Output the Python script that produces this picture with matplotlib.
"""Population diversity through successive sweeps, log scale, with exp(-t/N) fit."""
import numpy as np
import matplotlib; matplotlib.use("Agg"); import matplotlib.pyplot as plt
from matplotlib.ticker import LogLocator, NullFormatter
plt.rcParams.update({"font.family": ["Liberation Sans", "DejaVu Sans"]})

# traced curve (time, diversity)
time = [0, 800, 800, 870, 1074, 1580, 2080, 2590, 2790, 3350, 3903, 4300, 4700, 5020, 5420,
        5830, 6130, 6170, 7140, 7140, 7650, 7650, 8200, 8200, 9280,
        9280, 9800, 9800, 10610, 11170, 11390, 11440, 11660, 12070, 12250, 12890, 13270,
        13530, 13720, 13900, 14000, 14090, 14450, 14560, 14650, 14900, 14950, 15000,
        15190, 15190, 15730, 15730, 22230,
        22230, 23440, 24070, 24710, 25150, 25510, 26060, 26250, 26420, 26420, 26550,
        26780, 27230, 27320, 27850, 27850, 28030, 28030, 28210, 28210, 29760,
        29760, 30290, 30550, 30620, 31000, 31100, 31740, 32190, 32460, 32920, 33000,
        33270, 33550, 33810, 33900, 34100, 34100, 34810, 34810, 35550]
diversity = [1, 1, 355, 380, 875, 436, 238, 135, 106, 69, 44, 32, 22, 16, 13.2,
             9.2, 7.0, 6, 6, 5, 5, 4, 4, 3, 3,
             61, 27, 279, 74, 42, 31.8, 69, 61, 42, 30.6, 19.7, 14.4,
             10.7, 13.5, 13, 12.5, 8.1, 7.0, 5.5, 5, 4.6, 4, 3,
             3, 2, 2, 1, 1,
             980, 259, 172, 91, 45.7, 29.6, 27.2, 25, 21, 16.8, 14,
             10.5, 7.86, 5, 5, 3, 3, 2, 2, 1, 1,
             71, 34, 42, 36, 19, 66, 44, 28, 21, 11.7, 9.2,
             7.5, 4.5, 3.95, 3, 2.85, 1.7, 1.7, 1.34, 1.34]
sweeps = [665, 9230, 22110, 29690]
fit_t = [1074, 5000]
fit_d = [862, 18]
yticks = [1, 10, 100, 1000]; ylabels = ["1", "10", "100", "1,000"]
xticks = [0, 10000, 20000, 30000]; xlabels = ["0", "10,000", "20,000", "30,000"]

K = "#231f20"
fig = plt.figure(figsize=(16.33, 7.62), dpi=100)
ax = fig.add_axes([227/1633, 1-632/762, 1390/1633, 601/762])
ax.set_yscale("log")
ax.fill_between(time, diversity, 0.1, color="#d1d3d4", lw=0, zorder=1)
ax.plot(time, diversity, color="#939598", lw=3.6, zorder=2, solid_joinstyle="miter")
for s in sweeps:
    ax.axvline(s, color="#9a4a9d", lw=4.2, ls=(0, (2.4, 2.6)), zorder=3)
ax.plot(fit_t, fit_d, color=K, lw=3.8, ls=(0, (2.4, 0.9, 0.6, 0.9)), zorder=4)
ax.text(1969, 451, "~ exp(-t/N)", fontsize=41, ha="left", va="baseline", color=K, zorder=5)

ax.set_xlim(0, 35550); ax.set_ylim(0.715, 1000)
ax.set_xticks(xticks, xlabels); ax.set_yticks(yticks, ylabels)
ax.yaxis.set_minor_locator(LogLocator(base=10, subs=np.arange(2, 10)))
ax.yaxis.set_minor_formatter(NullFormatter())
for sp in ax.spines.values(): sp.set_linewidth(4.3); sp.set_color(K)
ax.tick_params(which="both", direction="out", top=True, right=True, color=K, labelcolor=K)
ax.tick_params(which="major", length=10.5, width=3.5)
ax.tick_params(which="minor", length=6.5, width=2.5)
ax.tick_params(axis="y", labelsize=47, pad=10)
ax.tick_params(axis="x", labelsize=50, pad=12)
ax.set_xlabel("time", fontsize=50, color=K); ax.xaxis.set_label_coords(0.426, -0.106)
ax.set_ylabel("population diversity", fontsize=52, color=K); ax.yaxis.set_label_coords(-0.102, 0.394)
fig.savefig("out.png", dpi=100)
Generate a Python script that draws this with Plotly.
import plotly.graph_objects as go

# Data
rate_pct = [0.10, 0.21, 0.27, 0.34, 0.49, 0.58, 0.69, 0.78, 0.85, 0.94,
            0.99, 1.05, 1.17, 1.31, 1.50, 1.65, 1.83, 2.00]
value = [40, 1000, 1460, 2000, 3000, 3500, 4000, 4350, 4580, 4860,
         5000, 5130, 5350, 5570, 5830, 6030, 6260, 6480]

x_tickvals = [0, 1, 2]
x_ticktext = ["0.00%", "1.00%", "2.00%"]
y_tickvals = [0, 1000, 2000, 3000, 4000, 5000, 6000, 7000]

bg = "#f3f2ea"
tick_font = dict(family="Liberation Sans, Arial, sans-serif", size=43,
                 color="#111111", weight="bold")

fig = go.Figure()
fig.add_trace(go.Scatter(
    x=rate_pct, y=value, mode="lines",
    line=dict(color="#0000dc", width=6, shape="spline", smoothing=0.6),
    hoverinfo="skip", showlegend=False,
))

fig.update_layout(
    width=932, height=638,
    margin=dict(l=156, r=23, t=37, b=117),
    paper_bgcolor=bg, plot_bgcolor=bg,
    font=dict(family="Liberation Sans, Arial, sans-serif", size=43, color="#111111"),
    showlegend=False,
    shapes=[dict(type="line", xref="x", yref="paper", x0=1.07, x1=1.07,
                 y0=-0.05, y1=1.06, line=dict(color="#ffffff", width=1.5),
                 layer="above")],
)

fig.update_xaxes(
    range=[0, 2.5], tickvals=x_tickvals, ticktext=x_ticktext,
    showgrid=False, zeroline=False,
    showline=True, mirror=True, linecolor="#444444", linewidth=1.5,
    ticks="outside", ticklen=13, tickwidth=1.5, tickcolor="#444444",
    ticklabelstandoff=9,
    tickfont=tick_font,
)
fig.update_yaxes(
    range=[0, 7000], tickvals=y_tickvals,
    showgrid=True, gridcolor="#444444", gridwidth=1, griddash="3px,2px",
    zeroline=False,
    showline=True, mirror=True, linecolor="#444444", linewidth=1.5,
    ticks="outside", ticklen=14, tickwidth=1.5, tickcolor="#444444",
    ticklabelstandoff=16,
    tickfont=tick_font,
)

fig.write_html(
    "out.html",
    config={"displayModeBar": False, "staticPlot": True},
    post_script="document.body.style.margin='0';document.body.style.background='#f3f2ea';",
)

────────────────────────────────────────

#### Work required
Retype every record above exactly as it appears.

#### The answer
Output the Python script that produces this picture with matplotlib.
"""Population diversity through successive sweeps, log scale, with exp(-t/N) fit."""
import numpy as np
import matplotlib; matplotlib.use("Agg"); import matplotlib.pyplot as plt
from matplotlib.ticker import LogLocator, NullFormatter
plt.rcParams.update({"font.family": ["Liberation Sans", "DejaVu Sans"]})

# traced curve (time, diversity)
time = [0, 800, 800, 870, 1074, 1580, 2080, 2590, 2790, 3350, 3903, 4300, 4700, 5020, 5420,
        5830, 6130, 6170, 7140, 7140, 7650, 7650, 8200, 8200, 9280,
        9280, 9800, 9800, 10610, 11170, 11390, 11440, 11660, 12070, 12250, 12890, 13270,
        13530, 13720, 13900, 14000, 14090, 14450, 14560, 14650, 14900, 14950, 15000,
        15190, 15190, 15730, 15730, 22230,
        22230, 23440, 24070, 24710, 25150, 25510, 26060, 26250, 26420, 26420, 26550,
        26780, 27230, 27320, 27850, 27850, 28030, 28030, 28210, 28210, 29760,
        29760, 30290, 30550, 30620, 31000, 31100, 31740, 32190, 32460, 32920, 33000,
        33270, 33550, 33810, 33900, 34100, 34100, 34810, 34810, 35550]
diversity = [1, 1, 355, 380, 875, 436, 238, 135, 106, 69, 44, 32, 22, 16, 13.2,
             9.2, 7.0, 6, 6, 5, 5, 4, 4, 3, 3,
             61, 27, 279, 74, 42, 31.8, 69, 61, 42, 30.6, 19.7, 14.4,
             10.7, 13.5, 13, 12.5, 8.1, 7.0, 5.5, 5, 4.6, 4, 3,
             3, 2, 2, 1, 1,
             980, 259, 172, 91, 45.7, 29.6, 27.2, 25, 21, 16.8, 14,
             10.5, 7.86, 5, 5, 3, 3, 2, 2, 1, 1,
             71, 34, 42, 36, 19, 66, 44, 28, 21, 11.7, 9.2,
             7.5, 4.5, 3.95, 3, 2.85, 1.7, 1.7, 1.34, 1.34]
sweeps = [665, 9230, 22110, 29690]
fit_t = [1074, 5000]
fit_d = [862, 18]
yticks = [1, 10, 100, 1000]; ylabels = ["1", "10", "100", "1,000"]
xticks = [0, 10000, 20000, 30000]; xlabels = ["0", "10,000", "20,000", "30,000"]

K = "#231f20"
fig = plt.figure(figsize=(16.33, 7.62), dpi=100)
ax = fig.add_axes([227/1633, 1-632/762, 1390/1633, 601/762])
ax.set_yscale("log")
ax.fill_between(time, diversity, 0.1, color="#d1d3d4", lw=0, zorder=1)
ax.plot(time, diversity, color="#939598", lw=3.6, zorder=2, solid_joinstyle="miter")
for s in sweeps:
    ax.axvline(s, color="#9a4a9d", lw=4.2, ls=(0, (2.4, 2.6)), zorder=3)
ax.plot(fit_t, fit_d, color=K, lw=3.8, ls=(0, (2.4, 0.9, 0.6, 0.9)), zorder=4)
ax.text(1969, 451, "~ exp(-t/N)", fontsize=41, ha="left", va="baseline", color=K, zorder=5)

ax.set_xlim(0, 35550); ax.set_ylim(0.715, 1000)
ax.set_xticks(xticks, xlabels); ax.set_yticks(yticks, ylabels)
ax.yaxis.set_minor_locator(LogLocator(base=10, subs=np.arange(2, 10)))
ax.yaxis.set_minor_formatter(NullFormatter())
for sp in ax.spines.values(): sp.set_linewidth(4.3); sp.set_color(K)
ax.tick_params(which="both", direction="out", top=True, right=True, color=K, labelcolor=K)
ax.tick_params(which="major", length=10.5, width=3.5)
ax.tick_params(which="minor", length=6.5, width=2.5)
ax.tick_params(axis="y", labelsize=47, pad=10)
ax.tick_params(axis="x", labelsize=50, pad=12)
ax.set_xlabel("time", fontsize=50, color=K); ax.xaxis.set_label_coords(0.426, -0.106)
ax.set_ylabel("population diversity", fontsize=52, color=K); ax.yaxis.set_label_coords(-0.102, 0.394)
fig.savefig("out.png", dpi=100)
Generate a Python script that draws this with Plotly.
import plotly.graph_objects as go

# Data
rate_pct = [0.10, 0.21, 0.27, 0.34, 0.49, 0.58, 0.69, 0.78, 0.85, 0.94,
            0.99, 1.05, 1.17, 1.31, 1.50, 1.65, 1.83, 2.00]
value = [40, 1000, 1460, 2000, 3000, 3500, 4000, 4350, 4580, 4860,
         5000, 5130, 5350, 5570, 5830, 6030, 6260, 6480]

x_tickvals = [0, 1, 2]
x_ticktext = ["0.00%", "1.00%", "2.00%"]
y_tickvals = [0, 1000, 2000, 3000, 4000, 5000, 6000, 7000]

bg = "#f3f2ea"
tick_font = dict(family="Liberation Sans, Arial, sans-serif", size=43,
                 color="#111111", weight="bold")

fig = go.Figure()
fig.add_trace(go.Scatter(
    x=rate_pct, y=value, mode="lines",
    line=dict(color="#0000dc", width=6, shape="spline", smoothing=0.6),
    hoverinfo="skip", showlegend=False,
))

fig.update_layout(
    width=932, height=638,
    margin=dict(l=156, r=23, t=37, b=117),
    paper_bgcolor=bg, plot_bgcolor=bg,
    font=dict(family="Liberation Sans, Arial, sans-serif", size=43, color="#111111"),
    showlegend=False,
    shapes=[dict(type="line", xref="x", yref="paper", x0=1.07, x1=1.07,
                 y0=-0.05, y1=1.06, line=dict(color="#ffffff", width=1.5),
                 layer="above")],
)

fig.update_xaxes(
    range=[0, 2.5], tickvals=x_tickvals, ticktext=x_ticktext,
    showgrid=False, zeroline=False,
    showline=True, mirror=True, linecolor="#444444", linewidth=1.5,
    ticks="outside", ticklen=13, tickwidth=1.5, tickcolor="#444444",
    ticklabelstandoff=9,
    tickfont=tick_font,
)
fig.update_yaxes(
    range=[0, 7000], tickvals=y_tickvals,
    showgrid=True, gridcolor="#444444", gridwidth=1, griddash="3px,2px",
    zeroline=False,
    showline=True, mirror=True, linecolor="#444444", linewidth=1.5,
    ticks="outside", ticklen=14, tickwidth=1.5, tickcolor="#444444",
    ticklabelstandoff=16,
    tickfont=tick_font,
)

fig.write_html(
    "out.html",
    config={"displayModeBar": False, "staticPlot": True},
    post_script="document.body.style.margin='0';document.body.style.background='#f3f2ea';",
)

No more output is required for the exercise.